I contemplated telling them that my girls are escorts and I was just the taxi.

But I didn’t.

I did ask why on earth anyone would be noticing how often I left the house.

Apparently the freakshows across the road have been keeping tabs. I was unaware that I left the house, on average, 7 times a day.

Well fuck me dead, looks like my carbon footprint aint gunna be reduced by just buying the family smaller shoes…….

There was discussion on why we have a bigger bin than everyone else.

I contemplated telling them I was sleeping with the mayor. Or was supplying him with Bindeez Beads. Or because that is where we hide the bodies.

But I told the truth. It is because Boo is still in nappies.

‘Oh,’ they said ‘OK’, read that-kid-is-worse-than-we-thought.

They all feigned ignorance when I apologised for the screaming in the middle of the night. Apparently no one hears Boo’s blood curding screams. Or his salsa music, Bohemian Rhapsody or Hi-5 all played at 3am while he is painting his walls in shit and toothpaste.
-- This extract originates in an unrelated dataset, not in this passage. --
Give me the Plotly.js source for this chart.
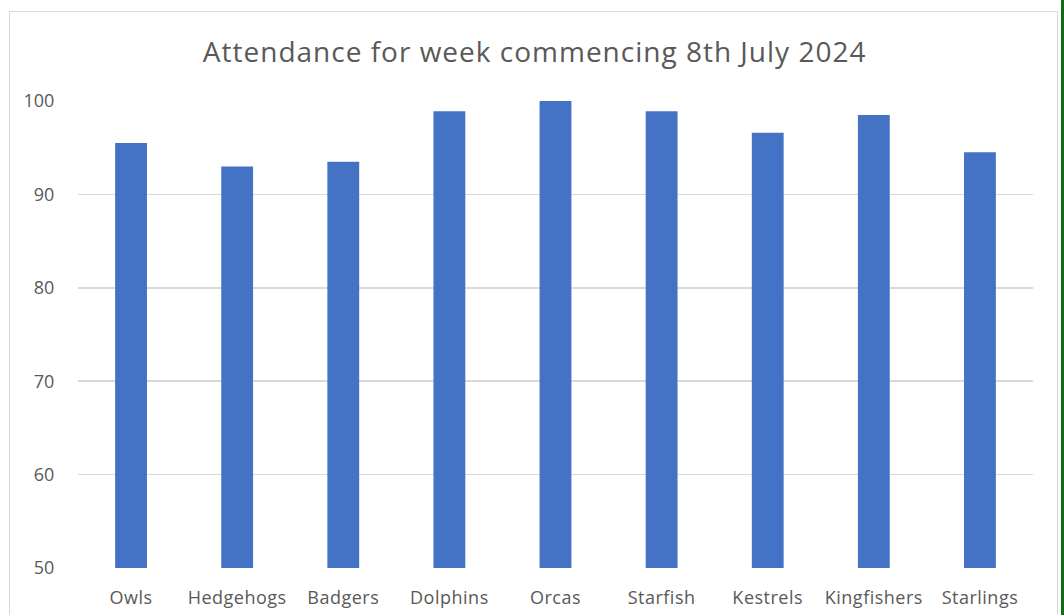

But they notice when I leave the house, they know I like to turn the music up (no where near the levels of Boo in full flight) when I am ALONE , how the fuck do they know when I am alone? Oh that is right they are fucking monitoring my every move…. and that we keep ‘late hours’.

But no-one notices when Boo screams.

Honestly, they all seemed pretty nice. But I don’t know why they are keeping tabs on me.

They should be keeping tabs on the young couple that moved in recently. She is no more than 19, Moo knows her from school, and how the hell did they afford to buy that house?

Methinks SHE is the one supplying the mayor with Bindeez Beads.